— Begin RECORD EXTRACTS —

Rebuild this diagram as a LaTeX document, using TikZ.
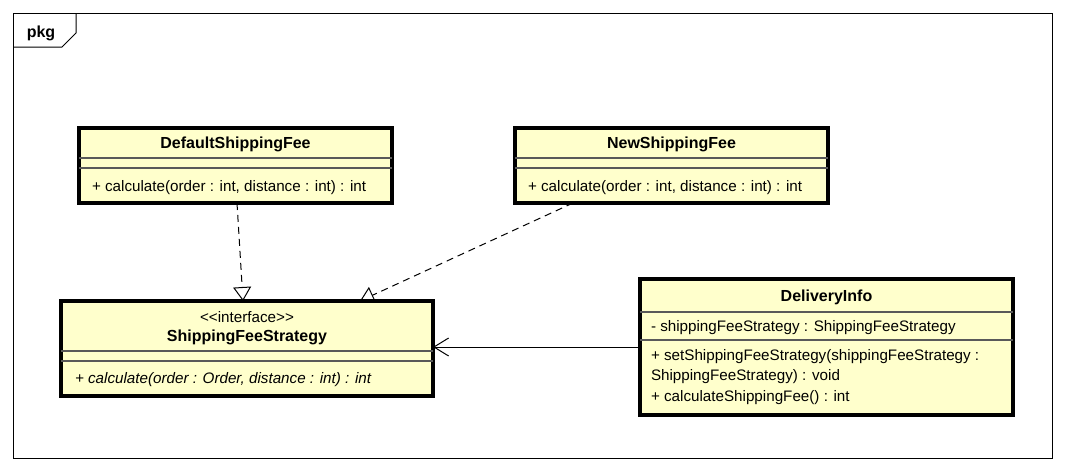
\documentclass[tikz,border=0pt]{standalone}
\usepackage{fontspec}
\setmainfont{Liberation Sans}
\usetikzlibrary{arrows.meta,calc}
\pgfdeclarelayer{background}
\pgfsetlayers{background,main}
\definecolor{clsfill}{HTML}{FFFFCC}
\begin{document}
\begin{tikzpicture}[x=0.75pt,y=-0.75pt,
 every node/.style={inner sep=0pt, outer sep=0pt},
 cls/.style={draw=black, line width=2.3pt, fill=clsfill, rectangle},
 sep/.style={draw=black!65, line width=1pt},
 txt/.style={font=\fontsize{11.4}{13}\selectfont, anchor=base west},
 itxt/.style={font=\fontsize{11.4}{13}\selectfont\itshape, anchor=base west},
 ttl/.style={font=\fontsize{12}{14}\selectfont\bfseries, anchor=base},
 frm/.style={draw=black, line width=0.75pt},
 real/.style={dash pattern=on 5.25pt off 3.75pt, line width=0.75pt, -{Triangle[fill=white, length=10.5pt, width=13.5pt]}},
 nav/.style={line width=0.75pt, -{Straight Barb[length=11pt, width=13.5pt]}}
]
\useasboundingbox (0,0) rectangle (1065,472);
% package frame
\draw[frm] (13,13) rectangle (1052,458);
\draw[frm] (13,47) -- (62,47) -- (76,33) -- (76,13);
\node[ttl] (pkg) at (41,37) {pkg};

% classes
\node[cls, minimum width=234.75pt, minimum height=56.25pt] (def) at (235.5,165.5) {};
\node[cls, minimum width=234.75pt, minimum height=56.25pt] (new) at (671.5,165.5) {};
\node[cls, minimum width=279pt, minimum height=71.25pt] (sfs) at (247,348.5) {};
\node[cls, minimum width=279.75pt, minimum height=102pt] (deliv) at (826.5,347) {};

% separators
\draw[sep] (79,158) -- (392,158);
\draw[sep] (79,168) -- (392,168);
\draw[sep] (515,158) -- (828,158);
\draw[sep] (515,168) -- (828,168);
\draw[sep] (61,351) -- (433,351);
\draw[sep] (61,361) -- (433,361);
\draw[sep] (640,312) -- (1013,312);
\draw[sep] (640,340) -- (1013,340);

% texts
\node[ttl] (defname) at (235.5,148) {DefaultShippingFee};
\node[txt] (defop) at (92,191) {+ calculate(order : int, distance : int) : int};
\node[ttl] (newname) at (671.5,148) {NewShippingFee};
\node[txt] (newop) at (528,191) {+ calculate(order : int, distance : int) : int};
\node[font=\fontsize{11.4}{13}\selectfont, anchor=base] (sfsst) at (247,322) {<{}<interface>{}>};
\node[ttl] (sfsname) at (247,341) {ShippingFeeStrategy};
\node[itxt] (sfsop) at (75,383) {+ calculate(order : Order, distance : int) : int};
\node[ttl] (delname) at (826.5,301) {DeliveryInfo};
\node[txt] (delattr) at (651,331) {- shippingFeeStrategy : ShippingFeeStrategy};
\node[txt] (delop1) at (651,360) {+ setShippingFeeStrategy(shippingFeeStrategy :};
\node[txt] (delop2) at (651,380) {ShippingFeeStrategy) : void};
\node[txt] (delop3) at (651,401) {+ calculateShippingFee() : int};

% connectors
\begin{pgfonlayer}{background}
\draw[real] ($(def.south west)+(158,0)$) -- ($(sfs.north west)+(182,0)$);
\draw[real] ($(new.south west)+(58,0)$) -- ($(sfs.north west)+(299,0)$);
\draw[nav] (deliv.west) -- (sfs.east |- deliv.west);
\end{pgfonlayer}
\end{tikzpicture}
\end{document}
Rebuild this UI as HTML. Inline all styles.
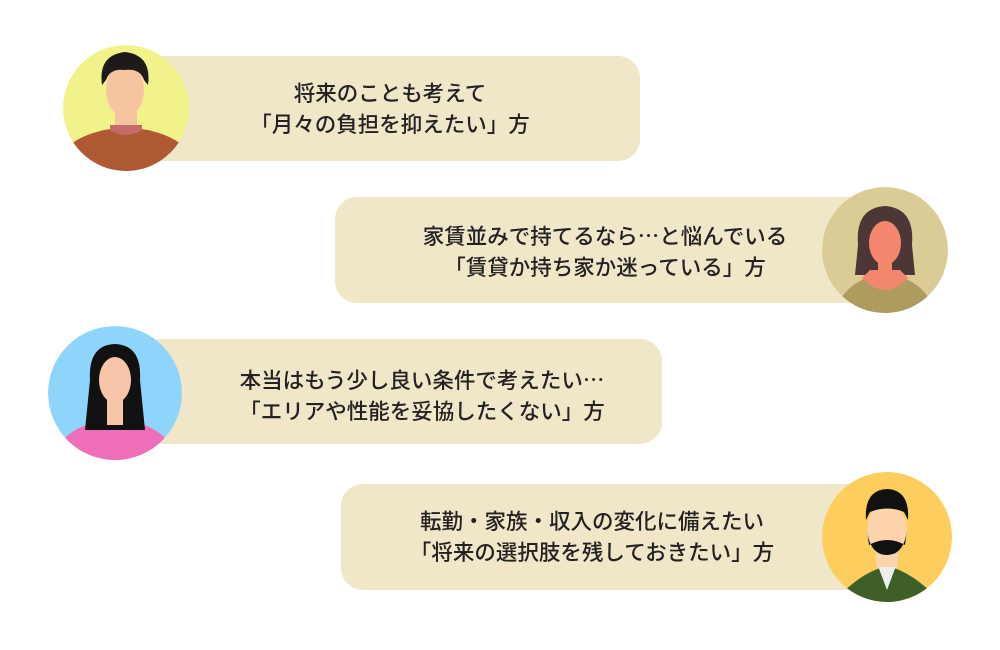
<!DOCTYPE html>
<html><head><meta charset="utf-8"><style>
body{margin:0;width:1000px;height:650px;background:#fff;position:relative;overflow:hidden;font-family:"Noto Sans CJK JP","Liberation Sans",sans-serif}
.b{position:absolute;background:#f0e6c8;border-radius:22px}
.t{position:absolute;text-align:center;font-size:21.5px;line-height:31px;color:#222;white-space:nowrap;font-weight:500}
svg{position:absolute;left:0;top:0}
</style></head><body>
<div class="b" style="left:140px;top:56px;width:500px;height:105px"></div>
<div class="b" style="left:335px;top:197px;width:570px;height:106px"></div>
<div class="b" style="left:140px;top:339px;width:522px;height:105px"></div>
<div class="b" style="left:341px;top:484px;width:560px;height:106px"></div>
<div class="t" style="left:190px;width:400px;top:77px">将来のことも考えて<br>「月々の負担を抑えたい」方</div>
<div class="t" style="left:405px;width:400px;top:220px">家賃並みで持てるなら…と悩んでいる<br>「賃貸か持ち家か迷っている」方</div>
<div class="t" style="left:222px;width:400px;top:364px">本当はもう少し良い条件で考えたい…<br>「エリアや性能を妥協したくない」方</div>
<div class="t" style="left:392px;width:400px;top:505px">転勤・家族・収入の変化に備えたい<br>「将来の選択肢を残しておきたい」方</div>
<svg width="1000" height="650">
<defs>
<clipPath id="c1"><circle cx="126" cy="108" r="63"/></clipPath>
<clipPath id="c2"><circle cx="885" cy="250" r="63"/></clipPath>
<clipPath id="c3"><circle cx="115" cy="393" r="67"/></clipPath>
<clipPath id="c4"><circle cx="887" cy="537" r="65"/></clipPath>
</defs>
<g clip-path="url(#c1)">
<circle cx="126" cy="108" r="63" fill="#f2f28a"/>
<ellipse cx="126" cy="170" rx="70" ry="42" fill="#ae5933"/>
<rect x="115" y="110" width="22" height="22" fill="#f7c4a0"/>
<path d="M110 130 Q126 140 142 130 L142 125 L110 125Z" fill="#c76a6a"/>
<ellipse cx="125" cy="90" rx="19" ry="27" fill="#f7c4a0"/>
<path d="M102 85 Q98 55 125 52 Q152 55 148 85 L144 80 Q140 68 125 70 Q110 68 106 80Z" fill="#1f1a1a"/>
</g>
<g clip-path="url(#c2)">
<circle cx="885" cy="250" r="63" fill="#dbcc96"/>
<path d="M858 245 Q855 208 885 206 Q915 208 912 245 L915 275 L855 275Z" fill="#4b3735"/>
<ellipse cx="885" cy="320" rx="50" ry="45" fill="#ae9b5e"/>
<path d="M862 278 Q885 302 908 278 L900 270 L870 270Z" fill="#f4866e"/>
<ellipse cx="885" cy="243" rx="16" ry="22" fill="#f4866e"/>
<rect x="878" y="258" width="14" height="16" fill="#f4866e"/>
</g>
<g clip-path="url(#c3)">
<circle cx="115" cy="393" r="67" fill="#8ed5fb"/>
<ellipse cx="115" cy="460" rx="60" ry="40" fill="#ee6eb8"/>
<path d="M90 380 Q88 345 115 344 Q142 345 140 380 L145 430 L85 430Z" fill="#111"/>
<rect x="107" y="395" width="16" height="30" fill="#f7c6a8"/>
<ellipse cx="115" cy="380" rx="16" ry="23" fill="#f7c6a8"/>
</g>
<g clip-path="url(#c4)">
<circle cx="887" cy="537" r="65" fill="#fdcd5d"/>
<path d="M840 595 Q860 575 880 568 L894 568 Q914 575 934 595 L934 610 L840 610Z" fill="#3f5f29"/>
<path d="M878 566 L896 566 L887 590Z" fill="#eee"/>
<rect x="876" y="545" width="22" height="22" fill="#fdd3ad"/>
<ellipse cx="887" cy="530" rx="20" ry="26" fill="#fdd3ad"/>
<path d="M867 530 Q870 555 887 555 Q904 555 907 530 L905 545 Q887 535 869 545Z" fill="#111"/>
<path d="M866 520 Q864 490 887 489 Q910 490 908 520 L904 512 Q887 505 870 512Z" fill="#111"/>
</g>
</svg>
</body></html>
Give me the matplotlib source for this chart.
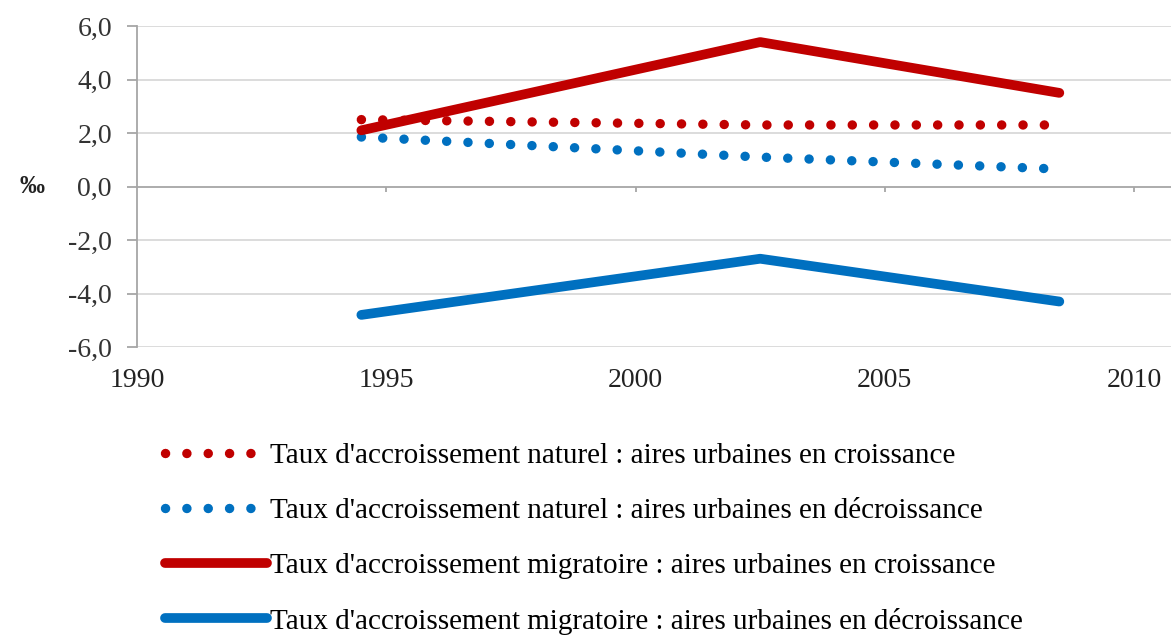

— End RECORD EXTRACTS —

Transcribe every entry word for word, but omit the pictures.

> _RESPONSE TO THIS TASK_
Rebuild this diagram as a LaTeX document, using TikZ.
\documentclass[tikz,border=0pt]{standalone}
\usepackage{fontspec}
\setmainfont{Liberation Sans}
\usetikzlibrary{arrows.meta,calc}
\pgfdeclarelayer{background}
\pgfsetlayers{background,main}
\definecolor{clsfill}{HTML}{FFFFCC}
\begin{document}
\begin{tikzpicture}[x=0.75pt,y=-0.75pt,
 every node/.style={inner sep=0pt, outer sep=0pt},
 cls/.style={draw=black, line width=2.3pt, fill=clsfill, rectangle},
 sep/.style={draw=black!65, line width=1pt},
 txt/.style={font=\fontsize{11.4}{13}\selectfont, anchor=base west},
 itxt/.style={font=\fontsize{11.4}{13}\selectfont\itshape, anchor=base west},
 ttl/.style={font=\fontsize{12}{14}\selectfont\bfseries, anchor=base},
 frm/.style={draw=black, line width=0.75pt},
 real/.style={dash pattern=on 5.25pt off 3.75pt, line width=0.75pt, -{Triangle[fill=white, length=10.5pt, width=13.5pt]}},
 nav/.style={line width=0.75pt, -{Straight Barb[length=11pt, width=13.5pt]}}
]
\useasboundingbox (0,0) rectangle (1065,472);
% package frame
\draw[frm] (13,13) rectangle (1052,458);
\draw[frm] (13,47) -- (62,47) -- (76,33) -- (76,13);
\node[ttl] (pkg) at (41,37) {pkg};

% classes
\node[cls, minimum width=234.75pt, minimum height=56.25pt] (def) at (235.5,165.5) {};
\node[cls, minimum width=234.75pt, minimum height=56.25pt] (new) at (671.5,165.5) {};
\node[cls, minimum width=279pt, minimum height=71.25pt] (sfs) at (247,348.5) {};
\node[cls, minimum width=279.75pt, minimum height=102pt] (deliv) at (826.5,347) {};

% separators
\draw[sep] (79,158) -- (392,158);
\draw[sep] (79,168) -- (392,168);
\draw[sep] (515,158) -- (828,158);
\draw[sep] (515,168) -- (828,168);
\draw[sep] (61,351) -- (433,351);
\draw[sep] (61,361) -- (433,361);
\draw[sep] (640,312) -- (1013,312);
\draw[sep] (640,340) -- (1013,340);

% texts
\node[ttl] (defname) at (235.5,148) {DefaultShippingFee};
\node[txt] (defop) at (92,191) {+ calculate(order : int, distance : int) : int};
\node[ttl] (newname) at (671.5,148) {NewShippingFee};
\node[txt] (newop) at (528,191) {+ calculate(order : int, distance : int) : int};
\node[font=\fontsize{11.4}{13}\selectfont, anchor=base] (sfsst) at (247,322) {<{}<interface>{}>};
\node[ttl] (sfsname) at (247,341) {ShippingFeeStrategy};
\node[itxt] (sfsop) at (75,383) {+ calculate(order : Order, distance : int) : int};
\node[ttl] (delname) at (826.5,301) {DeliveryInfo};
\node[txt] (delattr) at (651,331) {- shippingFeeStrategy : ShippingFeeStrategy};
\node[txt] (delop1) at (651,360) {+ setShippingFeeStrategy(shippingFeeStrategy :};
\node[txt] (delop2) at (651,380) {ShippingFeeStrategy) : void};
\node[txt] (delop3) at (651,401) {+ calculateShippingFee() : int};

% connectors
\begin{pgfonlayer}{background}
\draw[real] ($(def.south west)+(158,0)$) -- ($(sfs.north west)+(182,0)$);
\draw[real] ($(new.south west)+(58,0)$) -- ($(sfs.north west)+(299,0)$);
\draw[nav] (deliv.west) -- (sfs.east |- deliv.west);
\end{pgfonlayer}
\end{tikzpicture}
\end{document}
Rebuild this UI as HTML. Inline all styles.
<!DOCTYPE html>
<html><head><meta charset="utf-8"><style>
body{margin:0;width:1000px;height:650px;background:#fff;position:relative;overflow:hidden;font-family:"Noto Sans CJK JP","Liberation Sans",sans-serif}
.b{position:absolute;background:#f0e6c8;border-radius:22px}
.t{position:absolute;text-align:center;font-size:21.5px;line-height:31px;color:#222;white-space:nowrap;font-weight:500}
svg{position:absolute;left:0;top:0}
</style></head><body>
<div class="b" style="left:140px;top:56px;width:500px;height:105px"></div>
<div class="b" style="left:335px;top:197px;width:570px;height:106px"></div>
<div class="b" style="left:140px;top:339px;width:522px;height:105px"></div>
<div class="b" style="left:341px;top:484px;width:560px;height:106px"></div>
<div class="t" style="left:190px;width:400px;top:77px">将来のことも考えて<br>「月々の負担を抑えたい」方</div>
<div class="t" style="left:405px;width:400px;top:220px">家賃並みで持てるなら…と悩んでいる<br>「賃貸か持ち家か迷っている」方</div>
<div class="t" style="left:222px;width:400px;top:364px">本当はもう少し良い条件で考えたい…<br>「エリアや性能を妥協したくない」方</div>
<div class="t" style="left:392px;width:400px;top:505px">転勤・家族・収入の変化に備えたい<br>「将来の選択肢を残しておきたい」方</div>
<svg width="1000" height="650">
<defs>
<clipPath id="c1"><circle cx="126" cy="108" r="63"/></clipPath>
<clipPath id="c2"><circle cx="885" cy="250" r="63"/></clipPath>
<clipPath id="c3"><circle cx="115" cy="393" r="67"/></clipPath>
<clipPath id="c4"><circle cx="887" cy="537" r="65"/></clipPath>
</defs>
<g clip-path="url(#c1)">
<circle cx="126" cy="108" r="63" fill="#f2f28a"/>
<ellipse cx="126" cy="170" rx="70" ry="42" fill="#ae5933"/>
<rect x="115" y="110" width="22" height="22" fill="#f7c4a0"/>
<path d="M110 130 Q126 140 142 130 L142 125 L110 125Z" fill="#c76a6a"/>
<ellipse cx="125" cy="90" rx="19" ry="27" fill="#f7c4a0"/>
<path d="M102 85 Q98 55 125 52 Q152 55 148 85 L144 80 Q140 68 125 70 Q110 68 106 80Z" fill="#1f1a1a"/>
</g>
<g clip-path="url(#c2)">
<circle cx="885" cy="250" r="63" fill="#dbcc96"/>
<path d="M858 245 Q855 208 885 206 Q915 208 912 245 L915 275 L855 275Z" fill="#4b3735"/>
<ellipse cx="885" cy="320" rx="50" ry="45" fill="#ae9b5e"/>
<path d="M862 278 Q885 302 908 278 L900 270 L870 270Z" fill="#f4866e"/>
<ellipse cx="885" cy="243" rx="16" ry="22" fill="#f4866e"/>
<rect x="878" y="258" width="14" height="16" fill="#f4866e"/>
</g>
<g clip-path="url(#c3)">
<circle cx="115" cy="393" r="67" fill="#8ed5fb"/>
<ellipse cx="115" cy="460" rx="60" ry="40" fill="#ee6eb8"/>
<path d="M90 380 Q88 345 115 344 Q142 345 140 380 L145 430 L85 430Z" fill="#111"/>
<rect x="107" y="395" width="16" height="30" fill="#f7c6a8"/>
<ellipse cx="115" cy="380" rx="16" ry="23" fill="#f7c6a8"/>
</g>
<g clip-path="url(#c4)">
<circle cx="887" cy="537" r="65" fill="#fdcd5d"/>
<path d="M840 595 Q860 575 880 568 L894 568 Q914 575 934 595 L934 610 L840 610Z" fill="#3f5f29"/>
<path d="M878 566 L896 566 L887 590Z" fill="#eee"/>
<rect x="876" y="545" width="22" height="22" fill="#fdd3ad"/>
<ellipse cx="887" cy="530" rx="20" ry="26" fill="#fdd3ad"/>
<path d="M867 530 Q870 555 887 555 Q904 555 907 530 L905 545 Q887 535 869 545Z" fill="#111"/>
<path d="M866 520 Q864 490 887 489 Q910 490 908 520 L904 512 Q887 505 870 512Z" fill="#111"/>
</g>
</svg>
</body></html>
Give me the matplotlib source for this chart.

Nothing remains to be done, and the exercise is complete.